When Miley Cyrus sparked up a "suspicious cigarette" on stage at Amsterdam's Ziggo Dome during the MTV Europe music awards, it was a move that surprised precisely no one, but made sure that her acceptance speech had to be excised from the US broadcast.
As a resident of the Netherlands' capital, such stoned celeb dispatches – think Lady Gaga inhaling on stage in September 2012 at the same arena, Rihanna tweeting pictures of herself apparently enjoying biftas the size of the Hubble Space Telescope, and Chris Brown following suit – are a personal bête noir.
Lately it seems that anyone with a tour to promote who comes within spitting distance of Schiphol airport is encouraged by their PR manager to make directly for the nearest cafe and tweet endless grainy, half-lit images of themselves toking from a massive blunt preferably modelling a loose-knit hat inspired by the Jamaican flag and proclaiming: "Amsterdam is da best lolz #yolo". It must stop immediately. And this is why.
First of all, it's as nakedly attention-seeking as a Kardashian belfie, both for the celebs and for the coffee shops who – forbidden from promoting themselves through the traditional channels – indulge them with herbal freebies galore. Which, frankly, is mutually parasitic and deeply unfair on the rest of us.
What's more, if you are accepting an award at the MTV awards, you are essentially at work and should behave accordingly. And believe me, there's nothing more tedious than a stoned colleague. When I edited Time Out Amsterdam magazine, reliable coffee shop reviewers were extremely hard to find.
As Cher Horowitz, protagonist of the film Clueless, and my personal go-to in matters of taste and decency, puts it while initiating her younger charge into the social mores of Beverly Hills: "It is one thing to spark up a doobie and get laced at parties. It is quite another to be fried all day". If I've paid 60-plus quid plus car rental to see Rihanna gyrate her way down a moving walkway in Arnhem, I'd rather she showed up in a timely manner, and didn't give the impression she was pie-eyed throughout her rendition of Diamonds.
I am no clean-living prude. Weed-dispensing coffee shops in Amsterdam – like off-licences in the UK and meth labs in Albuquerque – can be pillars of the community. Many a time have I kicked back in my friendly neighbourhood drug den after a punishing day at the word processor.

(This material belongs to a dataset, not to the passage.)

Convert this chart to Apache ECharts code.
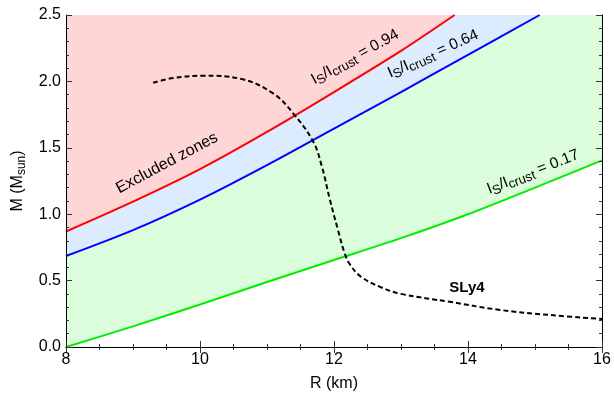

I hate to say it, but spending lost hours holed up in a red-light district flophouse – and broadcasting one's presence there – is the surest way to mark oneself out as a daft tourist, blind to the myriad cultural treasures that Amsterdam has to offer, which includes everything from the recently reopened Rijksmuseum to a gallery devoted to the artistic veneration of cats.
The latest generation of celebrities seem to have ignored the memo that the occasional cheeky spliff is a fun end-of-day indulgence, whereas spending large portions of the day out of your tree is the equivalent of standing in the middle of a cycle lane, damp map flapping in the drizzle, whilst belching out a request for directions to the Hard Rock Cafe.
We all need a release, and there is doubtless a valid case to be made for ending the futile worldwide war on drugs and the myriad benefits of decriminalisation. But Amsterdam doesn't necessarily have all of the answers. Over-the-counter sales to customers are "tolerated", whereas the wholesale supply to the coffee shops is almost completely unregulated. Dutch law perpetuates the dumb fantasy that vast supplies of ganja miraculously arrive in the storeroom overnight – meaning mom-and-pop coffee shop owners have to consort with big-time criminals in order to keep going. One thing's for sure, though: if legalisation is the way ahead, we need more convincing ambassadors. Or at least ones that can keep their tongues in their mouths.